I want to talk about how a novelist transfigures factual material. Can you say what happens to turn facts into art?
I would say that any history that gets built entirely upon fact is going to be full of error and will be misleading. It’s the human mind that is able to synthesise what the reality might have been. Now, that reality doesn’t have to be the one that took place, it has to be a reality that people can live with in their narrow minds, as the likelihood of how something could take place. Fiction is not tales or legends, or saying stuff that’s not true. Something can be true and still be fiction.

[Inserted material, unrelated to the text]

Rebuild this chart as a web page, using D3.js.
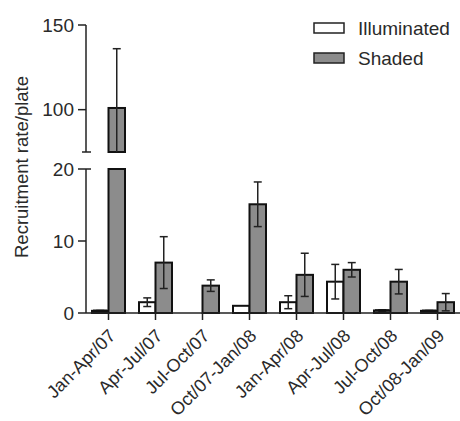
<!DOCTYPE html>
<html><head><meta charset="utf-8">
<script src="https://cdn.jsdelivr.net/npm/d3@7"></script>
<style>body{margin:0;background:#fff}svg{display:block}text{font-family:"Liberation Sans",Arial,sans-serif;fill:#2a2a2a}</style>
</head><body>
<script>
const categories = ["Jan-Apr/07","Apr-Jul/07","Jul-Oct/07","Oct/07-Jan/08","Jan-Apr/08","Apr-Jul/08","Jul-Oct/08","Oct/08-Jan/09"];
const illuminated = [0.3, 1.5, 0, 1.0, 1.5, 4.35, 0.35, 0.3];
const illuminatedErr = [0.05, 0.6, 0, 0, 0.9, 2.4, 0.1, 0.05];
const shaded = [101, 7.0, 3.8, 15.1, 5.3, 6.0, 4.35, 1.5];
const shadedErr = [35, 3.6, 0.8, 3.1, 3.0, 1.0, 1.7, 1.2];
const lowTicks = [0, 10, 20];
const highTicks = [100, 150];
const seriesNames = ["Illuminated", "Shaded"];

const W = 460, H = 421;
const svg = d3.select("body").append("svg").attr("width", W).attr("height", H);
const x = d3.scaleBand().domain(categories).range([85, 461]);
const yLow = d3.scaleLinear().domain([0, 20]).range([313, 169]);
const yHigh = d3.scaleLinear().domain([75, 150]).range([152, 25]);
const bw = 16.5;
const fills = ["#ffffff", "#8c8c8c"];
const axisX = 86;

const segs = [yLow, yHigh];
function drawBar(cx, v, e, s) {
  segs.forEach(sc => {
    const [d0, d1] = sc.domain();
    if (v <= d0) return;
    const top = Math.min(v, d1);
    const x0 = s === 0 ? cx - bw : cx;
    if (v > 0) {
      svg.append("rect").attr("x", x0).attr("y", sc(top)).attr("width", bw)
        .attr("height", sc(d0) - sc(top)).attr("fill", fills[s])
        .attr("stroke", "#111").attr("stroke-width", 2);
    }
  });
  if (e > 0) {
    const ex = s === 0 ? cx - bw / 2 : cx + bw / 2;
    segs.forEach(sc => {
      const [d0, d1] = sc.domain();
      const lo = Math.max(v - e, d0), hi = Math.min(v + e, d1);
      if (hi <= lo) return;
      svg.append("line").attr("x1", ex).attr("x2", ex).attr("y1", sc(lo)).attr("y2", sc(hi))
        .attr("stroke", "#222").attr("stroke-width", 1.5);
      [v - e, v + e].forEach(c => {
        if (c >= d0 && c <= d1 && c > 0) {
          svg.append("line").attr("x1", ex - 4).attr("x2", ex + 4).attr("y1", sc(c)).attr("y2", sc(c))
            .attr("stroke", "#222").attr("stroke-width", 1.5);
        }
      });
    });
  }
  if (v > 0 && v < 0.6) {
    const x0 = s === 0 ? cx - bw : cx;
    svg.append("line").attr("x1", x0 + 1).attr("x2", x0 + bw - 1).attr("y1", yLow(v)).attr("y2", yLow(v))
      .attr("stroke", "#111").attr("stroke-width", 2.5);
  }
}

categories.forEach((c, i) => {
  const cx = x(c) + x.bandwidth() / 2;
  drawBar(cx, illuminated[i], illuminatedErr[i], 0);
  drawBar(cx, shaded[i], shadedErr[i], 1);
});

// axes
const ax = svg.append("g").attr("stroke", "#222").attr("stroke-width", 1.5);
ax.append("line").attr("x1", axisX).attr("x2", axisX).attr("y1", yLow(0)).attr("y2", yLow(20));
ax.append("line").attr("x1", axisX).attr("x2", axisX).attr("y1", yHigh(75)).attr("y2", yHigh(150));
ax.append("line").attr("x1", axisX).attr("x2", 460).attr("y1", yLow(0)).attr("y2", yLow(0));
lowTicks.forEach(t => ax.append("line").attr("x1", axisX - 8).attr("x2", t === 20 ? axisX + 5 : axisX).attr("y1", yLow(t)).attr("y2", yLow(t)));
highTicks.forEach(t => ax.append("line").attr("x1", axisX - 8).attr("x2", axisX).attr("y1", yHigh(t)).attr("y2", yHigh(t)));
ax.append("line").attr("x1", axisX - 4).attr("x2", axisX + 5).attr("y1", yHigh(75)).attr("y2", yHigh(75));
categories.forEach(c => {
  const cx = x(c) + x.bandwidth() / 2;
  ax.append("line").attr("x1", cx).attr("x2", cx).attr("y1", yLow(0)).attr("y2", yLow(0) + 7);
});

const fs = 19;
lowTicks.forEach(t => svg.append("text").attr("x", axisX - 12).attr("y", yLow(t)).attr("dy", "0.35em")
  .attr("text-anchor", "end").attr("font-size", fs).text(t));
highTicks.forEach(t => svg.append("text").attr("x", axisX - 12).attr("y", yHigh(t)).attr("dy", "0.35em")
  .attr("text-anchor", "end").attr("font-size", fs).text(t));

categories.forEach(c => {
  const cx = x(c) + x.bandwidth() / 2;
  svg.append("text").attr("transform", `translate(${cx + 8},${yLow(0) + 24}) rotate(-45)`)
    .attr("text-anchor", "end").attr("font-size", 18).text(c);
});

svg.append("text").attr("transform", `translate(22,167) rotate(-90)`).attr("dy", "0.35em")
  .attr("text-anchor", "middle").attr("font-size", 18.5).text("Recruitment rate/plate");

// legend
seriesNames.forEach((n, i) => {
  const y0 = 23 + i * 30;
  svg.append("rect").attr("x", 314).attr("y", y0).attr("width", 30).attr("height", 10)
    .attr("fill", fills[i]).attr("stroke", "#222").attr("stroke-width", 1.5);
  svg.append("text").attr("x", 358).attr("y", y0 + 5).attr("dy", "0.35em").attr("font-size", fs).text(n);
});
</script>
</body></html>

When you’re writing fiction you can lose your novel on a given morning. You can have your protagonist take up a serious act that appeals to you at the moment, and then you have to follow up on that act, and you have to deal with the consequences of that act. And two months later, six months later, horror of horrors, two years later, you wake up and say, I took the wrong turn that day. That happens in the writing of novels, and it’s enough to frighten you to death.
Flaubert felt that one could find the model for Emma Bovary very close to the author. How much of you is there in the grand persons that you’ve taken as your subjects, and would it be possible for you to say, Adolf Hitler, c’est moi?
I was doing [a] story on Warren [Beatty], I went to see Bugsy, which hadn’t been released yet. And the violence in Bugsy was truly apparent. Now Warren Beatty is obviously physically able, he’s a bit of an athlete, but you don’t think of him as violent. And so it was a shock to see how marvellous and convincing a portrait of violence he managed to give.
And I said to him, Aren’t you a little bit concerned that your friends won’t be comfortable around you now? And he said, Oh, no, most of my friends are actors and they understand it. You don’t really need to have more than 5 per cent of a character in yourself to be able to play him. Then he grinned and said, Of course if you have 75 per cent it’s easier.
With Hitler, 5 per cent was all I needed.